Durante séculos vista como o item mais saudável, suculento e valorizado da dieta, a carne parece ter passado do ponto. Por dois motivos. O primeiro - justificativa mais usada por quem se torna vegetariano - é a preocupação com a saúde. Os defensores do vegetarianismo afirmam que não comer carne reduz a mortalidade e a incidência de centenas de doenças (leia o quadro à página 91). O segundo é a preocupação ética cada vez mais freqüente com a matança de animais. Cada uma dessas duas justificativas merece uma análise detida. Comecemos com a primeira: a saúde.

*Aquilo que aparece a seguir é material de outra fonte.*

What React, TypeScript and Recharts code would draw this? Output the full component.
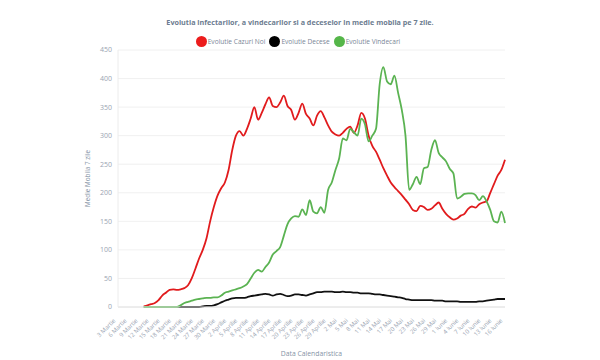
import {
  LineChart,
  Line,
  XAxis,
  YAxis,
  CartesianGrid,
  Legend,
  Label,
} from "recharts";

// Romanian month names and lengths for the calendar axis (3 Martie -> 16 Iunie)
const months = [
  { name: "Martie", first: 3, last: 31 },
  { name: "Aprilie", first: 1, last: 30 },
  { name: "Mai", first: 1, last: 31 },
  { name: "Iunie", first: 1, last: 16 },
];

const days: string[] = [];
months.forEach((m) => {
  for (let d = m.first; d <= m.last; d++) days.push(`${d} ${m.name}`);
});

const _ = null;

// 7-day moving average, new cases
const cazuri = [
  _, _, _, _, _, _, _, 1, 3, 5,
  7, 12, 20, 25, 30, 31, 30, 31, 33, 38,
  50, 67, 85, 100, 120, 150, 175, 195, 208, 218,
  240, 275, 300, 308, 300, 312, 330, 350, 328, 340,
  355, 367, 352, 350, 358, 370, 352, 345, 328, 340,
  356, 338, 330, 318, 335, 343, 332, 318, 307, 302,
  300, 305, 312, 316, 305, 318, 340, 330, 300, 282,
  272, 258, 243, 230, 218, 210, 203, 196, 188, 180,
  170, 168, 177, 175, 170, 172, 178, 183, 172, 163,
  157, 153, 155, 160, 163, 172, 176, 174, 180, 183,
  185, 200, 215, 230, 240, 258,
];

// 7-day moving average, deaths
const decese = [
  _, _, _, _, _, _, _, 0, 0, 0,
  0, 0, 0, 0, 0, 0, 0, 0, 0, 0,
  0, 0, 0, 1, 2, 2, 3, 5, 8, 11,
  13, 15, 16, 16, 16, 17, 19, 20, 21, 22,
  23, 22, 20, 22, 23, 21, 19, 20, 22, 22,
  21, 20, 22, 24, 26, 26, 27, 27, 27, 26,
  26, 27, 26, 26, 25, 25, 24, 24, 24, 23,
  22, 22, 21, 20, 19, 18, 17, 16, 14, 13,
  12, 12, 12, 12, 12, 12, 11, 11, 11, 10,
  10, 10, 10, 9, 9, 9, 9, 9, 10, 10,
  11, 12, 13, 14, 14, 14,
];

// 7-day moving average, recoveries
const vindecari = [
  _, _, _, _, _, _, _, 0, 0, 0,
  0, 0, 0, 0, 0, 0, 0, 3, 7, 9,
  11, 13, 14, 15, 16, 16, 17, 17, 20, 25,
  27, 29, 31, 33, 36, 40, 50, 60, 65, 62,
  70, 78, 92, 98, 105, 125, 145, 155, 159, 158,
  171, 161, 187, 167, 164, 175, 165, 205, 218, 240,
  260, 295, 292, 312, 306, 300, 330, 320, 290, 300,
  312, 390, 420, 395, 390, 405, 375, 345, 300, 205,
  215, 228, 215, 243, 245, 275, 292, 270, 262, 255,
  242, 234, 190, 193, 198, 199, 199, 196, 187, 194,
  185, 170, 150, 148, 167, 147,
];

const yTicks = [0, 50, 100, 150, 200, 250, 300, 350, 400, 450];

const data = days.map((day, i) => ({
  day,
  cazuri: cazuri[i],
  decese: decese[i],
  vindecari: vindecari[i],
}));

const FONT = "'Open Sans', sans-serif";

const legendItems = [
  { label: "Evolutie Cazuri Noi", color: "#ec1c1c" },
  { label: "Evolutie Decese", color: "#000000" },
  { label: "Evolutie Vindecari", color: "#55b649" },
];

const TopLegend = () => (
  <div style={{ fontFamily: FONT, textAlign: "center" }}>
    <div
      style={{
        fontSize: 7.2,
        fontWeight: 700,
        color: "#6c7c90",
        lineHeight: "10px",
        paddingLeft: 0,
      }}
    >
      Evolutia infectarilor, a vindecarilor si a deceselor in medie mobila pe 7
      zile.
    </div>
    <div
      style={{
        marginTop: 9,
        display: "flex",
        justifyContent: "center",
        alignItems: "center",
        fontSize: 6.6,
        color: "#7b8797",
      }}
    >
      {legendItems.map((it) => (
        <span
          key={it.label}
          style={{ display: "inline-flex", alignItems: "center", marginRight: 4 }}
        >
          <span
            style={{
              display: "inline-block",
              width: 11,
              height: 11,
              borderRadius: "50%",
              background: it.color,
              marginRight: 1,
            }}
          />
          {it.label}
        </span>
      ))}
    </div>
  </div>
);

interface TickProps {
  x: number;
  y: number;
  payload: { value: string };
}

const DayTick = (props: TickProps) => {
  const { x, y, payload } = props;
  return (
    <g transform={`translate(${x - 2},${y + 6})`}>
      <text
        transform="rotate(-45)"
        textAnchor="end"
        fontFamily={FONT}
        fontSize={6}
        fill="#9aa4b2"
      >
        {payload.value}
      </text>
    </g>
  );
};

export default function App() {
  return (
    <div style={{ position: "absolute", left: 0, top: 0, background: "#fff" }}>
      <LineChart
        width={600}
        height={360}
        data={data}
        margin={{ top: 50, right: 95, bottom: 0, left: 0 }}
      >
        <CartesianGrid vertical={false} stroke="#ececec" strokeWidth={0.8} />
        <XAxis
          dataKey="day"
          interval={2}
          height={53}
          tick={DayTick}
          tickLine={false}
          axisLine={{ stroke: "#e2e2e2" }}
        >
          <Label
            value="Data Calendaristica"
            position="insideBottom"
            offset={4}
            style={{ fontFamily: FONT, fontSize: 6.8, fill: "#8593a6" }}
          />
        </XAxis>
        <YAxis
          width={118}
          domain={[0, 450]}
          ticks={yTicks}
          tickLine={false}
          tickSize={0}
          tickMargin={6}
          axisLine={{ stroke: "#ececec" }}
          tick={{ fontFamily: FONT, fontSize: 7, fill: "#9aa4b2" }}
        >
          <Label
            value="Medie Mobila 7 zile"
            angle={-90}
            position="insideLeft"
            offset={88}
            style={{
              fontFamily: FONT,
              fontSize: 6.4,
              fill: "#8593a6",
              textAnchor: "middle",
            }}
          />
        </YAxis>
        <Legend
          verticalAlign="middle"
          align="center"
          layout="horizontal"
          wrapperStyle={{ top: 17, left: 0, width: 600 }}
          content={() => <TopLegend />}
        />
        <Line
          type="monotone"
          dataKey="cazuri"
          stroke="#e11b1d"
          strokeWidth={1.8}
          dot={false}
          isAnimationActive={false}
        />
        <Line
          type="monotone"
          dataKey="decese"
          stroke="#111111"
          strokeWidth={1.8}
          dot={false}
          isAnimationActive={false}
        />
        <Line
          type="monotone"
          dataKey="vindecari"
          stroke="#5bb352"
          strokeWidth={1.8}
          dot={false}
          isAnimationActive={false}
        />
      </LineChart>
    </div>
  );
}
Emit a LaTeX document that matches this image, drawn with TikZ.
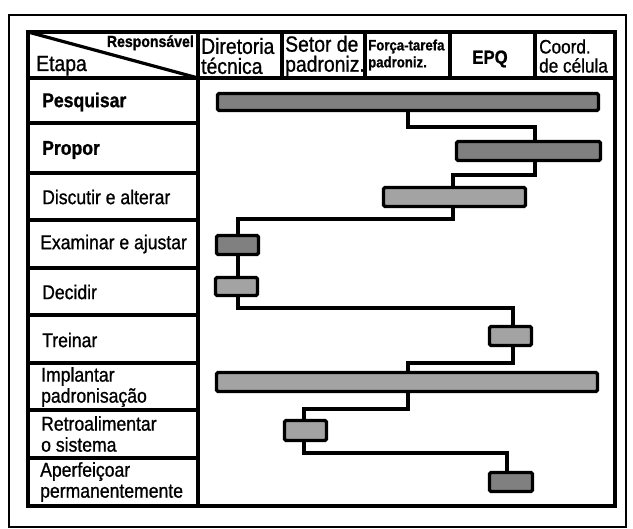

O estatístico Paul Appleby, da Universidade de Oxford, analisou todos os trabalhos disponíveis que comparavam a mortalidade de vegetarianos à dos onívoros. Verificou que os dois maiores estudos já feitos não mostraram diferença significativa entre os dois grupos. Um terceiro estudo, feito com os adventistas americanos, vegetarianos em sua maioria, produziu uma conclusão mais animadora. Vegetariano, Appleby sugeriu que a pequena vantagem vegetariana também poderia ser atribuída a fatores não-dietéticos, como não fumar, praticar mais atividade física ou pertencer a classes sociais mais elevadas. Mesmo assim, de acordo com ele, descontados os fatores externos, a dieta vegetariana "parece conferir um ganho de um e meio a dois anos de vida".